Future RM 620 raised median
TxDOT’s Byron explained that the five-lane road section of 620 (two lanes in each direction and one continuous left turn lane) in Four Points is well-suited for up to about 25,000 vehicles per day.
“The problem is when you get to the vehicle count we have out there now, which is about twice 25,000,” said Byron.
The center turn lane is in constant use by drivers for turning, passing and accelerating and predictably leads to accidents when two cars traveling in opposite directions want to use the lane at the same time.
“The project right now is to get the road divided and have turn bays so we can sort of structure the turn movements,” instead of a continuous turn lane that allows drivers to use it for any reason at any point.
He anticipates, though, that it would be about a four-year timeline before such a project could start, not only to secure funding but also to acquire right-of-way, to relocate utilities and to address environmental concerns.
“It takes a lot longer than what you would suspect,” said Byron.
Prior to widening RM 620 will be the 2222 bypass, already funded and expected to begin construction soon, which is anticipated to relieve traffic along RM 620 between Steiner Ranch and the 620/2222 intersection.

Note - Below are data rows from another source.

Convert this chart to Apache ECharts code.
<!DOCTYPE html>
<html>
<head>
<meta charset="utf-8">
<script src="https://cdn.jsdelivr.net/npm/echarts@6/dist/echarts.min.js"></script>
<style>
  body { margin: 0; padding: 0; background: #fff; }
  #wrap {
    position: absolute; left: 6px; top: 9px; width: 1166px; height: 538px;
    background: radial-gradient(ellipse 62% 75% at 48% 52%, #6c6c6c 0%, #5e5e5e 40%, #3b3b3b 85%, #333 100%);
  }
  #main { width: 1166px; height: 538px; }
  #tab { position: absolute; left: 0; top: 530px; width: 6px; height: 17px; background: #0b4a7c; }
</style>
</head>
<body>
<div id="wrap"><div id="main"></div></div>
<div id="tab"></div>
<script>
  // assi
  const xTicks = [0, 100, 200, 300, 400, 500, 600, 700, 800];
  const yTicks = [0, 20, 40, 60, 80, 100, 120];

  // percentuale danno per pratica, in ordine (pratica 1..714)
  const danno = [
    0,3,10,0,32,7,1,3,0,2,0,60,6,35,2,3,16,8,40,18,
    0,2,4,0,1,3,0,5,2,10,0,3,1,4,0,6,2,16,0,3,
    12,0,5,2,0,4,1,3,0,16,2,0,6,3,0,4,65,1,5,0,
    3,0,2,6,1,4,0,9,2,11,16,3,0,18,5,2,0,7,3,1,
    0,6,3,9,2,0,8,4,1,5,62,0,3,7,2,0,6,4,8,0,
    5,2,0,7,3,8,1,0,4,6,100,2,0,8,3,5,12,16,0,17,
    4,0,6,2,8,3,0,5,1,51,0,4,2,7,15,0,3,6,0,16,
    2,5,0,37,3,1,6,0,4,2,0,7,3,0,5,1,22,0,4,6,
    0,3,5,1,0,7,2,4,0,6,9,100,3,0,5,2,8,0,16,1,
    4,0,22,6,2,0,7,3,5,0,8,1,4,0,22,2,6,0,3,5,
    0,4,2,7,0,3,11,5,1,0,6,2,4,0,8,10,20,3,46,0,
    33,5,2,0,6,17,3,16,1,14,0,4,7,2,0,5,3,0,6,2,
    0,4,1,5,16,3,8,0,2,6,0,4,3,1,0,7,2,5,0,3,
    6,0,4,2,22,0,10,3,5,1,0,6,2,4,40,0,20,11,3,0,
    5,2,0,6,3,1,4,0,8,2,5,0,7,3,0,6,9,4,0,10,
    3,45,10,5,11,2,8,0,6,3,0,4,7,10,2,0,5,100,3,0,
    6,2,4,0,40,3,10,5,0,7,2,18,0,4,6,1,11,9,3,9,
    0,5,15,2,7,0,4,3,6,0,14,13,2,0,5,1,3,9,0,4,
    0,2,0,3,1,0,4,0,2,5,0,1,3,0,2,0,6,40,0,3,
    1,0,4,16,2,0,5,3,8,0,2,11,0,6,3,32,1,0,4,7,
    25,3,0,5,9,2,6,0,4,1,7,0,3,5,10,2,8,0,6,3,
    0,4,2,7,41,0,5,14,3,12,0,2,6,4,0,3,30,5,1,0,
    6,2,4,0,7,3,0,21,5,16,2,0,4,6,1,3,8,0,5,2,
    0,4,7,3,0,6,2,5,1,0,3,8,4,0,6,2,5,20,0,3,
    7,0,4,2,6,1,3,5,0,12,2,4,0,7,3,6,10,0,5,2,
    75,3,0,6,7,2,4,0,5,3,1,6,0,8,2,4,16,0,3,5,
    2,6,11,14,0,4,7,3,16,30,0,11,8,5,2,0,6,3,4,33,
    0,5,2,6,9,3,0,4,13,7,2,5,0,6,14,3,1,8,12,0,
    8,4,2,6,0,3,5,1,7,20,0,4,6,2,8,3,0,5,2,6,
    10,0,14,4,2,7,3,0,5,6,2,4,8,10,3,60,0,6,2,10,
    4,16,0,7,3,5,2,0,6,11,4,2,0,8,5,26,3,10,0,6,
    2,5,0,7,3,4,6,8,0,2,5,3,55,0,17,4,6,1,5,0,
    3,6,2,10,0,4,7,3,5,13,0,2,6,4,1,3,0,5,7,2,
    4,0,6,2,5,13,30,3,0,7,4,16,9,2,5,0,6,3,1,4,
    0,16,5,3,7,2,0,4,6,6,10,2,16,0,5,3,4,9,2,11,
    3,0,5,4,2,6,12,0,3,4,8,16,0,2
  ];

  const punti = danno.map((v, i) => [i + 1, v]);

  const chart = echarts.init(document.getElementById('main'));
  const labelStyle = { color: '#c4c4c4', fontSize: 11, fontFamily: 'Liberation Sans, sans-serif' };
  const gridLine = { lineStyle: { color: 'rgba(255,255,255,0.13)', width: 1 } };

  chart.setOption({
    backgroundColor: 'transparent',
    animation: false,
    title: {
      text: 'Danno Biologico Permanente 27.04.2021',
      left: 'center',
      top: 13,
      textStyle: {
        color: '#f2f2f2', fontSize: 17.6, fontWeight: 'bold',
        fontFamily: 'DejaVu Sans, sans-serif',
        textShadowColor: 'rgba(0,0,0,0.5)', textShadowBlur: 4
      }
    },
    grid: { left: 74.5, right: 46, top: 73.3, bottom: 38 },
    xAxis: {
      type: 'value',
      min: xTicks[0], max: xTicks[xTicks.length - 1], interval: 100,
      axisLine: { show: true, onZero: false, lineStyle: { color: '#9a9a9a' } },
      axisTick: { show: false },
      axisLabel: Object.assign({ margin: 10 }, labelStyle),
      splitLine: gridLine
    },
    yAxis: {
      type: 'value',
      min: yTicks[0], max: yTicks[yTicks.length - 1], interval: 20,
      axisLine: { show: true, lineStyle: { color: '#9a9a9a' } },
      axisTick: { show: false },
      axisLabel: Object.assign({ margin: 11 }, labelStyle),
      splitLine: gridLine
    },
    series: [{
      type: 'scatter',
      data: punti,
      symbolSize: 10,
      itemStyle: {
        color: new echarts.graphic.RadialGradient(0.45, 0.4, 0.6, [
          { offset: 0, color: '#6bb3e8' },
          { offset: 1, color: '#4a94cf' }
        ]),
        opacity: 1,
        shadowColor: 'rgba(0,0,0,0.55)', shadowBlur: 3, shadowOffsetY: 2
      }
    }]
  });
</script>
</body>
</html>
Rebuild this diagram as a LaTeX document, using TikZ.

When asked who approves local development, Byron said, “there is only a minimal amount that cities can do to regulate growth.”
Unlike other states that require developers to provide for infrastructure, in Texas, “if you’re a landowner, it’s a matter of protecting your rights to develop your land. The problem that we get into is that we just don’t have the money to provide infrastructure as quickly as people move in,” Byron said.
As for reducing speed limits, Byron explained that speed limits are set according to a speed study performed on each road and calculated according to a formula used nationally.
“If you arbitrarily set it low, people just ignore it, and then you have more violations,” Byron said.
LTFR’s Abbott views road safety from the perspective of one who is a first responder to the scene of accidents. Traffic, to the fire department, means not just an increase in accidents but also decreased emergency access.
Abbott addressed the issue of emergency access roads, such as the one being requested by the community for additional access to Vandegrift High School.
“My concern as the chief is that when you make an emergency access road, it stays an emergency access road. What happens is political pressure over time — all of a sudden it opens up to public access,” Abbott said.
Besides additional roads, the department does have other tools at its disposal, such as the ability to control traffic lights (with a few exceptions) to expedite access to accident sites, as red lights can add 30 seconds to a minute per light to response times.
The fire department also does its best to clear accidents from the roadway as quickly as possible, knowing that, “It only takes one wreck to shut down 620,” said Abbott.
At the close the meeting, Don Barber, speaking on behalf of Workman, said that, “I’m here to really listen for feedback,” and emphasized that Workman advocates heavily for the community to increase funding for roads and other essential projects.
As the presentation wrapped up, SRNA’s Thompto encouraged everyone in the community to attend the April 9 CAMPO (Capital Area Metropolitan Planning Organization) Policy Board meeting, where roadways are discussed and planned, and to join the SRNA.
Speaking for everyone in attendance, Thompto emphasized what’s at stake.
“Our kids are on these roads, our neighbors are on these roads, strangers… all of us need to be safe,” he said.